My second husband was a California Navy brat. Yeah, he’d lived all over, but his head was in San Diego. We were an improbable couple — I was nine years older, we had little in common culturally, and our marriage was a tempest of difficult personalities that produced a prodigious book collection, a law degree, one precious child, and fifteen years of heartache. We separated in 2010 and the divorce was finalized on Halloween, 2013: 21 years minus one day after we had filed into a courtroom in Fishers, Indiana to tie the knot on All Souls Day in 1992.
When I married John, I lived in a farmhouse that sat on land my family had owned since the 1830s. A lot of people thought it was a Sears and Roebuck kit house, but the timeline didn’t add up. I know from family photographs and land records that the house was built no later than the 1870s, and Sears kit houses weren’t shipped until 1908. But I understand why people made the mistake; the floorplan and footprint were almost indistinguishable.
John and I had a profound disagreement about John Mellencamp.
Some background: I took an undergraduate degree at Indiana University from 1975-1979. As was usual back then, even though Indiana had a 21 drinking age, I had an iron-clad fake ID and went to the bars on the Kirkwood Ave strip with impunity. One January night in 1977 I slipped into the Red Dog Saloon to hear an live act fronted by “Little Johnny Cougar.” And got to drink John Mellencamp from the proverbial firehose. He and his backing band were on fire.
I didn’t think any more about this until the video for “Jack and Diane” turned up on MTV in 1982.
John always asserted that the lyrics to “Little Pink Houses” were degrading — a mockery of “people like me.” (Not that he had any problem mocking ‘people like me’ but that’s a separate post.) He thought they were hipster ironic. I don’t think so. I’ve seen those little pink houses. I’ll bet anything John Mellencamp’s grandmother lived in one of them. And I’ll also bet there’s a generation born after 2001 who would be *thrilled* to be able to afford a little pink house.
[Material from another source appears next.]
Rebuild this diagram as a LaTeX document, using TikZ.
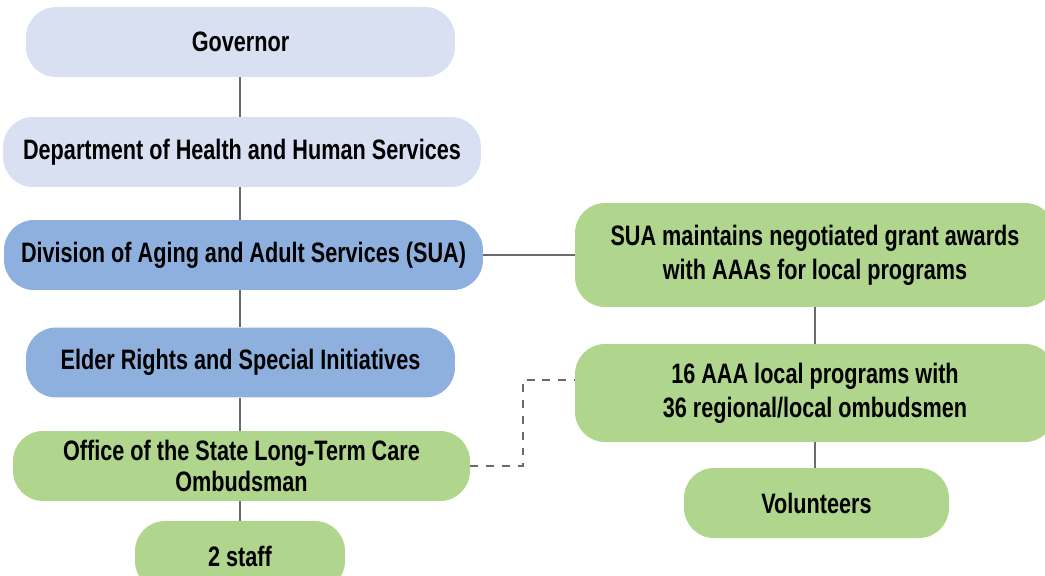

I now live in a town littered with ‘little pink houses.’ We’re a struggling but not yet beaten community. I think we’ve hit bottom and are on the way up. I live here both because I can (thank you 8A minority contractor employer who figured out that commercial lease was dumb and we can all work from home) and because this town reminds me of what was great about the farm town I grew up in. A town where I can walk/bike to restaurants, shops, and parks. A town where I know if I got terminally pissed off at the town council I could run for a seat and have a chance to win. A town where I know the names of all the police officers, the librarians, the town clerks, and the mail carriers. A town that doesn’t feel like everyone is just waiting for a ticket out.